The only reason we need to remain a U.N. member is the veto we can exercise in the Security Council. The veto enables us to stop its worst actions. Without it, for example, the U.N. Security Council would impose severe economic sanctions on allies such as Israel.
We can keep our veto for a lot less than $10 billion.
When I was writing my book about the U.N., “Inside the Asylum: Why the UN and Old Europe are Worse than You Think,” British historian Paul Johnson told me that America should leave the U.N. and start all over with democratic and law-abiding nations. That concept was embodied in President George W. Bush’s 2003 Proliferation Security Initiative (PSI), which created a coalition of nations whose forces seized nuclear materials bound for Libya.

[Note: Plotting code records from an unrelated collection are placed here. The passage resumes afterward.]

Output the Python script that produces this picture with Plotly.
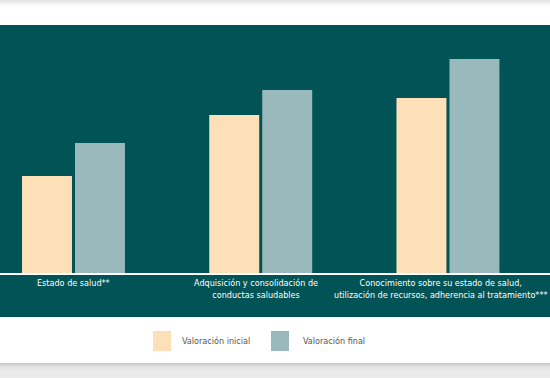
import plotly.graph_objects as go

categories = [
    "Estado de salud**",
    "Adquisición y consolidación de<br>conductas saludables",
    "Conocimiento sobre su estado de salud,<br>utilización de recursos, adherencia al tratamiento***",
]
valoracion_inicial = [97, 158, 175]
valoracion_final = [130, 183, 214]
series_names = ["Valoración inicial", "Valoración final"]
series_colors = ["#FDE0B8", "#9AB9BD"]
label_shifts = [0, -5, -7]

TEAL = "#015356"
FONT = "DejaVu Sans Condensed, Liberation Sans Narrow, Arial Narrow, sans-serif"
W, H = 550, 378
T, B = 25, 105  # plot area from y=25 to y=273
PH = H - T - B


def py(pix):
    """pixel y (from top) -> paper y"""
    return (H - B - pix) / PH


def px(pix):
    return pix / W


fig = go.Figure()
for name, vals, col in zip(series_names, [valoracion_inicial, valoracion_final], series_colors):
    fig.add_trace(go.Bar(x=categories, y=vals, name=name, marker=dict(color=col, line=dict(width=0)),
                         showlegend=False))

shapes = []
for i, c in enumerate(["#e4e4e4", "#e9e9e9", "#eeeeee", "#f2f2f2", "#f6f6f6", "#fafafa"]):
    shapes.append(dict(type="rect", xref="paper", yref="paper", x0=0, x1=1, y0=py(i + 1), y1=py(i),
                       fillcolor=c, line=dict(width=0), layer="below"))
shapes.append(dict(type="rect", xref="paper", yref="paper", x0=0, x1=1, y0=py(317), y1=py(25),
                   fillcolor=TEAL, line=dict(width=0), layer="below"))
grays = ["#c9c9c9", "#d2d2d2", "#d9d9d9", "#dfdfdf", "#e3e3e3", "#e6e6e6", "#e8e8e8", "#eaeaea"]
for i in range(15):
    c = grays[min(i, len(grays) - 1)]
    shapes.append(dict(type="rect", xref="paper", yref="paper", x0=0, x1=1, y0=py(364 + i), y1=py(363 + i),
                       fillcolor=c, line=dict(width=0), layer="below"))
for x0, col in zip([153, 271], series_colors):
    shapes.append(dict(type="rect", xref="paper", yref="paper", x0=px(x0), x1=px(x0 + 18),
                       y0=py(351), y1=py(331), fillcolor=col, line=dict(width=0)))

annotations = []
for x0, name in zip([180, 301], series_names):
    annotations.append(dict(xref="paper", yref="paper", x=px(x0), y=py(341), xanchor="left", yanchor="middle",
                            text=name, showarrow=False,
                            font=dict(family=FONT, size=9, color="#555555")))
# category labels under the axis
for cat, shift in zip(categories, label_shifts):
    annotations.append(dict(xref="x", yref="paper", x=cat, y=0, xanchor="center", yanchor="top",
                            xshift=shift, yshift=-3, align="center", text=cat, showarrow=False,
                            font=dict(family=FONT, size=9, color="white")))

fig.update_layout(
    width=W, height=H,
    margin=dict(l=0, r=0, t=T, b=B, pad=0),
    paper_bgcolor="white",
    plot_bgcolor=TEAL,
    barmode="group",
    bargap=0.434,
    bargroupgap=0.057,
    shapes=shapes,
    annotations=annotations,
    showlegend=False,
    xaxis=dict(range=[-0.3925, 2.545], showline=True, linecolor="white", linewidth=1.5,
               showgrid=False, zeroline=False, ticks="", showticklabels=False, automargin=False),
    yaxis=dict(range=[0, PH], visible=False, showgrid=False, zeroline=False, automargin=False),
)

fig.write_html("out.html", config={"displayModeBar": False},
               post_script="document.body.style.margin='0';document.body.style.padding='0';")
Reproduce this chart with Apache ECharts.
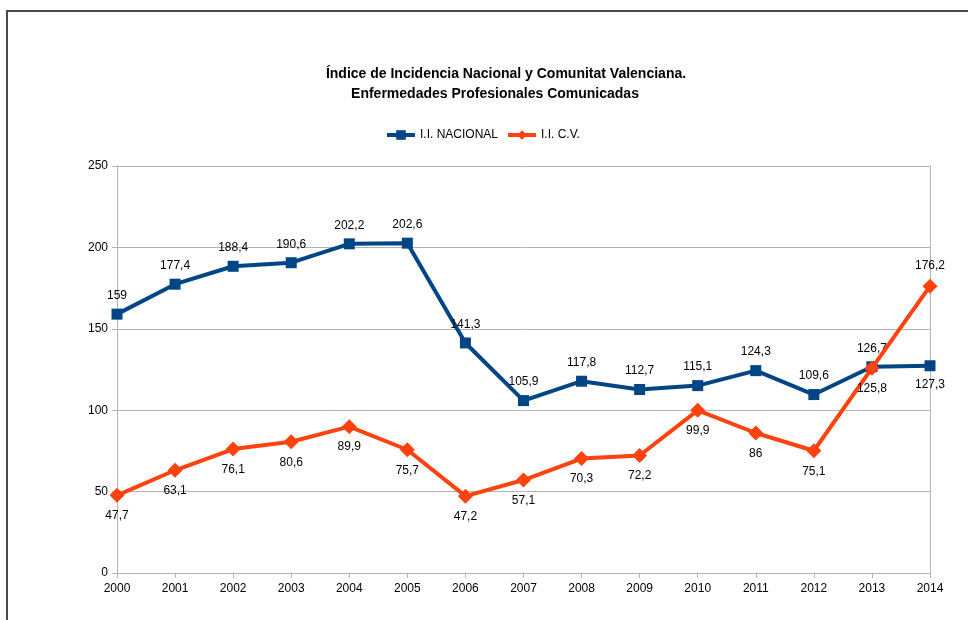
<!DOCTYPE html>
<html><head><meta charset="utf-8">
<script src="https://cdn.jsdelivr.net/npm/echarts@6/dist/echarts.min.js"></script>
<style>html,body{margin:0;padding:0;background:#fff}#c{width:968px;height:620px}</style>
</head><body><div id="c"></div>
<script>
const years = ['2000','2001','2002','2003','2004','2005','2006','2007','2008','2009','2010','2011','2012','2013','2014'];
const nacional = [159, 177.4, 188.4, 190.6, 202.2, 202.6, 141.3, 105.9, 117.8, 112.7, 115.1, 124.3, 109.6, 126.7, 127.3];
const cv = [47.7, 63.1, 76.1, 80.6, 89.9, 75.7, 47.2, 57.1, 70.3, 72.2, 99.9, 86, 75.1, 125.8, 176.2];
const yTicks = [0, 50, 100, 150, 200, 250];

const FONT = 'Liberation Sans, Arial, sans-serif';
const fmt = p => String(p.value).replace('.', ',');
const natData = nacional.map((v, i) => ({value: v, label: {position: i === 14 ? 'bottom' : 'top'}}));
const cvData = cv.map((v, i) => ({value: v, label: {position: i === 14 ? 'top' : 'bottom'}}));

const chart = echarts.init(document.getElementById('c'));
chart.setOption({
  animation: false,
  backgroundColor: '#fff',
  textStyle: {fontFamily: FONT},
  graphic: [{
    type: 'rect', shape: {x: 7, y: 11, width: 1000, height: 700},
    style: {fill: 'none', stroke: '#4a4a4a', lineWidth: 2}, silent: true
  }],
  title: [
    {text: 'Índice de Incidencia Nacional y Comunitat Valenciana.', left: 501, top: 62, textAlign: 'center',
     textStyle: {fontFamily: FONT, fontSize: 14, fontWeight: 'bold', color: '#000'}},
    {text: 'Enfermedades Profesionales Comunicadas', left: 490, top: 82, textAlign: 'center',
     textStyle: {fontFamily: FONT, fontSize: 14, fontWeight: 'bold', color: '#000'}}
  ],
  legend: {
    left: 380, top: 124, itemWidth: 28, itemHeight: 12, itemGap: 8,
    lineStyle: {width: 4},
    textStyle: {fontFamily: FONT, fontSize: 12, color: '#000'},
    data: ['I.I. NACIONAL', 'I.I. C.V.']
  },
  grid: {left: 117, right: 38, top: 166, bottom: 47, containLabel: false},
  xAxis: {
    type: 'category', data: years, boundaryGap: false,
    axisLine: {lineStyle: {color: '#b3b3b3', width: 1}},
    axisTick: {show: true, length: 5, lineStyle: {color: '#b3b3b3'}},
    axisLabel: {color: '#000', fontSize: 12, fontFamily: FONT, margin: 10},
    splitLine: {show: false}
  },
  yAxis: [{
    type: 'value', min: yTicks[0], max: yTicks[yTicks.length - 1], interval: 50,
    axisLine: {show: true, lineStyle: {color: '#b3b3b3', width: 1}},
    axisTick: {show: true, length: 5, lineStyle: {color: '#b3b3b3'}},
    axisLabel: {color: '#000', fontSize: 12, fontFamily: FONT, margin: 9},
    splitLine: {show: true, lineStyle: {color: '#b3b3b3', width: 1}}
  }, {
    type: 'value', position: 'right', min: yTicks[0], max: yTicks[yTicks.length - 1], interval: 50,
    axisLine: {show: true, lineStyle: {color: '#b3b3b3', width: 1}},
    axisTick: {show: false}, axisLabel: {show: false}, splitLine: {show: false}
  }],
  series: [
    {
      name: 'I.I. NACIONAL', type: 'line', data: natData,
      symbol: 'rect', symbolSize: 11,
      lineStyle: {color: '#004586', width: 4},
      itemStyle: {color: '#004586'},
      label: {show: true, formatter: fmt, color: '#000', fontSize: 12, fontFamily: FONT, distance: 7},
      z: 2
    },
    {
      name: 'I.I. C.V.', type: 'line', data: cvData,
      symbol: 'diamond', symbolSize: 15,
      lineStyle: {color: '#ff420e', width: 4},
      itemStyle: {color: '#ff420e'},
      label: {show: true, formatter: fmt, color: '#000', fontSize: 12, fontFamily: FONT, distance: 7},
      z: 3
    }
  ]
});
</script></body></html>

The PSI, functioning entirely independent of the U.N., proved the effectiveness of American leadership outside of the U.N. Mr. Trump should adopt the PSI model and use it to deal with the U.N.’s failures on Iran, China and Russia. There will be many opportunities for him to do so.
American conservatism doesn’t reject cooperation with other nations. But that cooperation functions best outside globalist organizations that claim control over U.S. actions and policies.
• Jed Babbin, a deputy undersecretary of Defense in the George H.W. Bush administration, is the author of “In the Words of Our Enemies.”